You’re not doing anything obviously wrong. You’ll see this sometimes in [2107.09443] NeuralPDE: Automating Physics-Informed Neural Networks (PINNs) with Error Approximations . Honestly it’s not entirely clear what’s the cause. I think it’s because BFGS is not good for stochastic loss functions. While technically a convergent integral is not a stochastic result, when the result is too far off the integral error is high which can probably make it seem stochastic, and that can cause BFGS to get stuck in a (bad) local minimum. But yeah, if you lower the tolerances I think it goes away? I’m still trying to fully understand the behavior so :sweat_smile: quasi-random sampling seems to outperform it in such cases.

Mmm, it actually gets worse (here abstol 1e-8, reltol = 1e-6):


Now, I have some random thoughts:

  1. I specified reflective boundary conditions while my starting condition does not have 0 derivative at the boundary, could this prove to be a problem for cubature algos?
  2. It looks that the optimization wants to converge to a discontinuous function

Yes, definitely. If some definitional issue like this they will adapt to try and satisfy that. Your initial condition should satisfy the boundary condition.

So, I did some more digging and I still do not understand what’s happening.
I’ve been working with a variation of the previous problem. The code that defines the problem is the following:

# Parameters
τ_min= 0.
τ_max = 1.0
τ_span = (τ_min,τ_max)

ω_min = -2.
ω_max = 2.

#Grid if needed
dω = 0.05
dt_NN = 0.01

μY = 0.03
σ = 0.03
λ = 0.1
ωb = 0

γ = 1.5
k = 0.1

#Initial Condition
h(ω) = exp.(-(γ-1)*5*ω.^2)


@parameters τ ω
@variables f(..)

Dω = Differential(ω)
Dωω = Differential(ω)^2
Dτ = Differential(τ)

μω = λ*(ω-ωb)
σω = σ

# PDE
eq  = 1/100*Dτ(f(τ,ω)) ~ 0.5*σω^2*Dωω(f(τ,ω)) - μω*Dω(f(τ,ω)) - k*f(τ,ω) + h(ω) 

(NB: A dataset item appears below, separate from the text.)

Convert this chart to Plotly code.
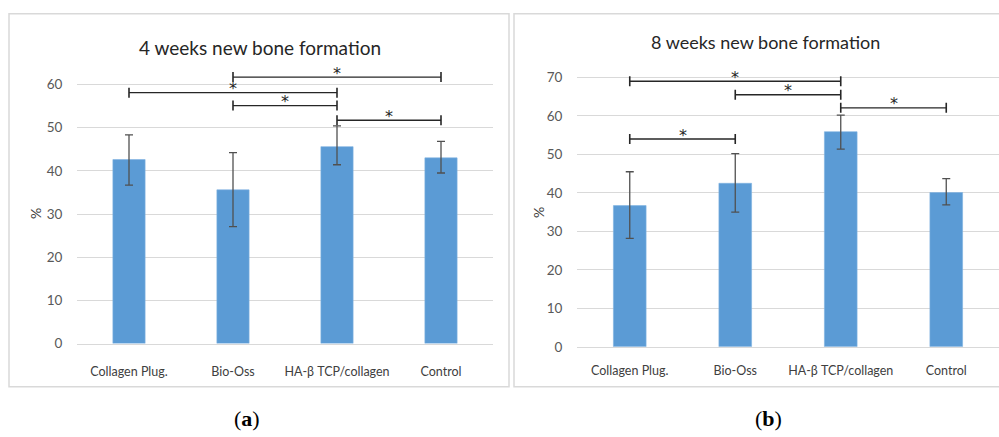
import plotly.graph_objects as go

# Groups compared in both time points
categories = ["Collagen Plug.", "Bio-Oss", "HA-β TCP/collagen", "Control"]

# New bone formation (%) at 4 weeks: mean and error (upper / lower)
week4_mean = [42.6, 35.6, 45.6, 43.0]
week4_err_plus = [5.7, 8.6, 4.8, 3.8]
week4_err_minus = [5.9, 8.5, 4.2, 3.5]

# New bone formation (%) at 8 weeks
week8_mean = [36.7, 42.5, 55.9, 40.1]
week8_err_plus = [8.8, 7.7, 4.3, 3.6]
week8_err_minus = [8.5, 7.5, 4.5, 3.2]

# Significant pairwise differences: (group a, group b, bracket level in %)
week4_pairs = [(1, 3, 61.7), (0, 2, 58.1), (1, 2, 55.1), (2, 3, 51.7)]
week8_pairs = [(0, 2, 69.0), (1, 2, 65.5), (2, 3, 62.1), (0, 1, 54.0)]

titles = ["4 weeks new bone formation", "8 weeks new bone formation"]
captions = ["a", "b"]

W, H = 999, 437
BAR_BLUE = "#5b9bd5"
GRID = "#d9d9d9"
TICK_FONT = "Lato"


def px_x(v):
    return v / W


def px_y(v):
    return 1 - v / H


fig = go.Figure()

panels = [
    dict(mean=week4_mean, ep=week4_err_plus, em=week4_err_minus, pairs=week4_pairs,
         xa="x", ya="y", xdom=(77, 493), ydom=(350, 59.6), yrange=(0, 66), xticklen=16,
         title_xy=(260, 48), title_size=19, pct_x=35, pct_y=218, cap_x=247),
    dict(mean=week8_mean, ep=week8_err_plus, em=week8_err_minus, pairs=week8_pairs,
         xa="x2", ya="y2", xdom=(577, 999), ydom=(353.3, 59.3), yrange=(0, 75), xticklen=12.5,
         title_xy=(765, 43), title_size=18, pct_x=538, pct_y=217, cap_x=768),
]

shapes = []
annotations = []

for k, p in enumerate(panels):
    fig.add_trace(go.Bar(
        x=categories, y=p["mean"], xaxis=p["xa"], yaxis=p["ya"],
        marker=dict(color=BAR_BLUE, line=dict(color="#7fb2e0", width=0.6)),
        error_y=dict(type="data", symmetric=False, array=p["ep"], arrayminus=p["em"],
                     color="#505050", thickness=1.3, width=4),
        showlegend=False, hoverinfo="skip",
    ))

    suffix = "" if k == 0 else "2"
    fig.update_layout(**{
        "xaxis" + suffix: dict(
            domain=[px_x(p["xdom"][0]), px_x(p["xdom"][1])], anchor=p["ya"],
            showgrid=False, showline=True, linecolor=GRID, linewidth=1.2,
            ticks="outside", ticklen=p["xticklen"], tickcolor="rgba(0,0,0,0)",
            tickfont=dict(family=TICK_FONT, size=12.5, color="#404040"),
            fixedrange=True,
        ),
        "yaxis" + suffix: dict(
            domain=[px_y(p["ydom"][0]), px_y(p["ydom"][1])], anchor=p["xa"],
            range=list(p["yrange"]), dtick=10, showgrid=True, gridcolor=GRID,
            gridwidth=1.2, zeroline=False, showline=False,
            ticks="outside", ticklen=11, tickcolor="rgba(0,0,0,0)",
            tickfont=dict(family=TICK_FONT, size=13.5, color="#595959"),
            fixedrange=True,
        ),
        "bargap": 0.69,
    })

    # significance brackets with end caps and asterisks
    for a, b, lvl in p["pairs"]:
        shapes.append(dict(type="line", xref=p["xa"], yref=p["ya"],
                           x0=categories[a], x1=categories[b], y0=lvl, y1=lvl,
                           line=dict(color="#262626", width=1.4)))
        for c in (a, b):
            shapes.append(dict(type="line", xref=p["xa"], yref=p["ya"],
                               ysizemode="pixel", yanchor=lvl, y0=-5, y1=5,
                               x0=categories[c], x1=categories[c],
                               line=dict(color="#262626", width=1.6)))
        annotations.append(dict(
            xref=p["xa"], yref=p["ya"], x=(a + b) / 2, y=lvl, text="*",
            showarrow=False, yanchor="middle", yshift=4,
            font=dict(family="DejaVu Sans", size=16, color="#262626"),
        ))

    annotations.append(dict(
        xref="paper", yref="paper", x=px_x(p["title_xy"][0]), y=px_y(p["title_xy"][1]),
        text=titles[k], showarrow=False, xanchor="center", yanchor="middle",
        font=dict(family=TICK_FONT, size=p["title_size"], color="#262626"),
    ))
    annotations.append(dict(
        xref="paper", yref="paper", x=px_x(p["pct_x"]), y=px_y(p["pct_y"]),
        text="%", textangle=-90, showarrow=False, xanchor="center", yanchor="middle",
        font=dict(family=TICK_FONT, size=14, color="#404040"),
    ))
    annotations.append(dict(
        xref="paper", yref="paper", x=px_x(p["cap_x"]), y=px_y(426),
        text="(<b>" + captions[k] + "</b>)", showarrow=False,
        xanchor="center", yanchor="middle",
        font=dict(family="Liberation Serif", size=22, color="#000000"),
    ))

# chart frames
shapes.append(dict(type="rect", xref="paper", yref="paper",
                   x0=px_x(9), x1=px_x(509), y0=px_y(394), y1=px_y(14),
                   line=dict(color=GRID, width=1.5), layer="below"))
shapes.append(dict(type="rect", xref="paper", yref="paper",
                   x0=px_x(514), x1=px_x(1010), y0=px_y(394), y1=px_y(14),
                   line=dict(color=GRID, width=1.5), layer="below"))

fig.update_layout(
    width=W, height=H, autosize=False,
    margin=dict(l=0, r=0, t=0, b=0),
    paper_bgcolor="white", plot_bgcolor="white",
    shapes=shapes, annotations=annotations,
)

fig.write_html("out.html", config={"displayModeBar": False})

# Initial and boundary conditions
bcs = [f(τ_min,ω) ~ h(ω),
       Dω(f(τ,ω_max)) ~ 0,
       Dω(f(τ,ω_min)) ~ 0]

# Space and time domains
domains = [τ ∈ Interval(τ_min,τ_max),
           ω ∈ Interval(ω_min,ω_max)]

τs,ωs = [infimum(d.domain):dω:supremum(d.domain) for d in domains]


@named pde_system = PDESystem(eq,bcs,domains,[τ,ω],[f(τ, ω)])

# NN parameters
dim =2
hls = dim+50

As you can see the PDE is parabolic and not particularly wild. It has Neumann boundary conditions and the initial condition is a centered Gaussian.
If I solve it with the grid strategy I get what I expect:
Initial Condition:


Value at the terminal time:

If instead I use the following code for the quadrature strategy

# Neural network
    
    chain = Lux.Chain(Dense(dim,hls,Lux.σ),
                      Dense(hls,hls,Lux.σ),
                      Dense(hls,1))

    strategy = QuadratureTraining(; quadrature_alg = CubatureJLp(), 
    reltol = 1e-5, abstol = 1e-8,
    maxiters = 1_000)

    discretization = PhysicsInformedNN(chain,
                                   strategy)

    prob = discretize(pde_system,discretization)

    callback = function (p,l)
        println("Current loss is: $l")
        return false
    end

 
    res = Optimization.solve(prob,Adam(0.01);callback = callback,maxiters=5000)
    prob = remake(prob,u0=res.u)

I get a terrible solution:
Initial Condition


Value at the terminal time:

Even if the loss value is of the order of 1e-5.
What am I doing wrong?

Can you open an issue? We can look at this in more detail.